You can use str.split() for word tokenization:

In [142]:
"This is a short sentence".split()

['This', 'is', 'a', 'short', 'sentence']

There are no tests for this task. Try to come up with your own tests.

In [None]:
# def get_corpus_word_frequencies(corpus):
# YOUR CODE HERE
raise NotImplementedError()

Your own tests go here:

In [None]:
# YOUR CODE HERE
raise NotImplementedError()

# 9. Define a function that takes a matrix as an input represented as a list of lists. Return its transpose without changing the original matrix.

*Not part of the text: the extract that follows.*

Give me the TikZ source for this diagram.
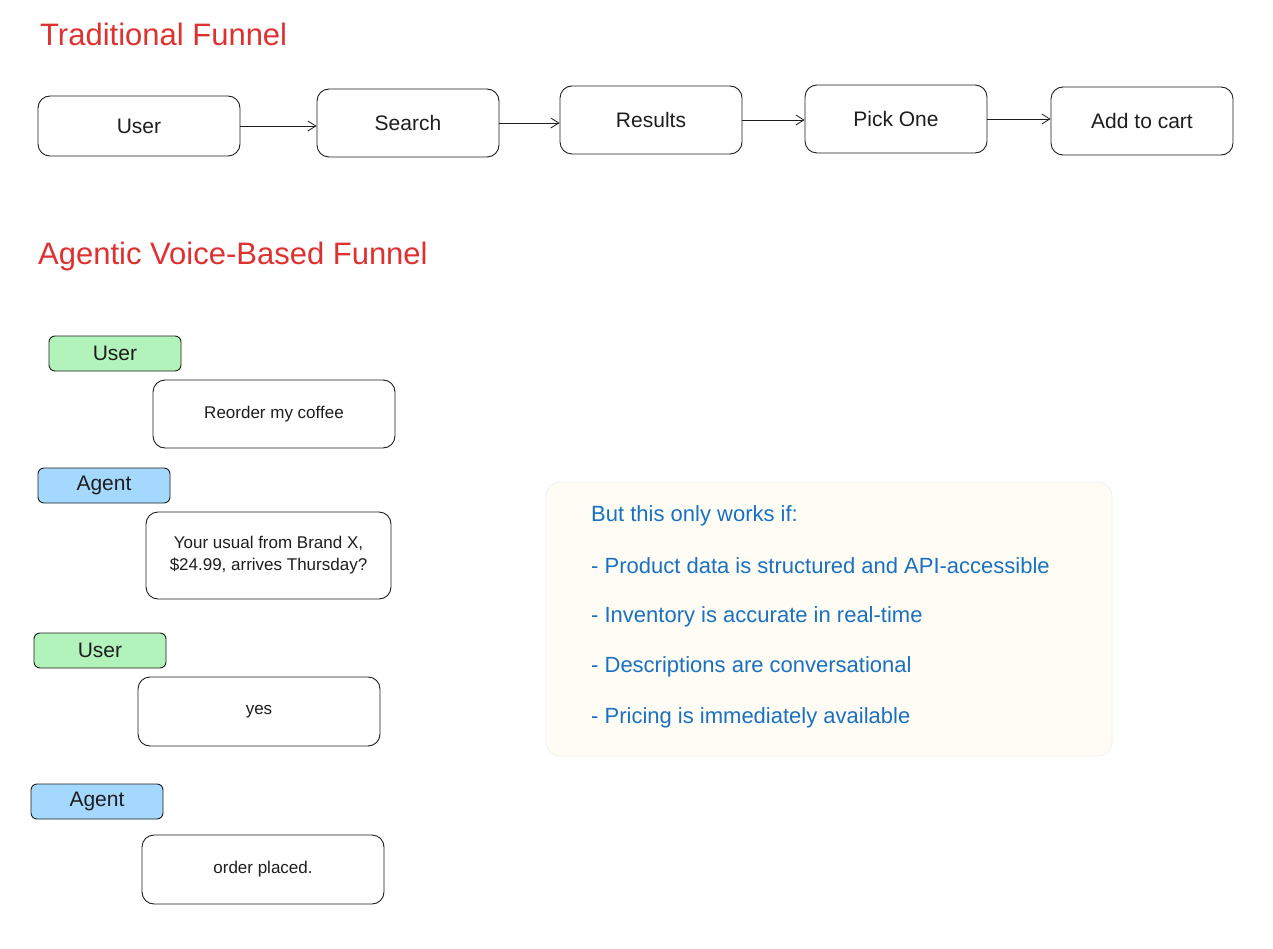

Raise a `ValueError` if the input is not a valid matrix. Don't forget to reuse your code.

In [42]:
def transpose(m1):
    m2 = [[0 for j in range(len(m1))] for i in range(len(m1[0]))]

    for j in range(len(m1)):
        column=len(m1[j])
        for i in range(column):
            m2[i][j]=m1[j][i]
    return m2  

In [44]:
m1 = [[1, 2, 3], [4, 5, 6]]
m2 = [[1, 4], [2, 5], [3, 6]]

assert transpose([[1]]) == [[1]]
assert transpose(m1) == m2
# m1 is unchanged
assert m1 == [[1, 2, 3], [4, 5, 6]]

# transpose is an involution (self-inverse)
assert transpose(transpose(m1)) == m1

# =================== PASSING LEVEL ===================

# 10. Define a function that takes a matrix as its input and returns the row-wise maximum elements as a list.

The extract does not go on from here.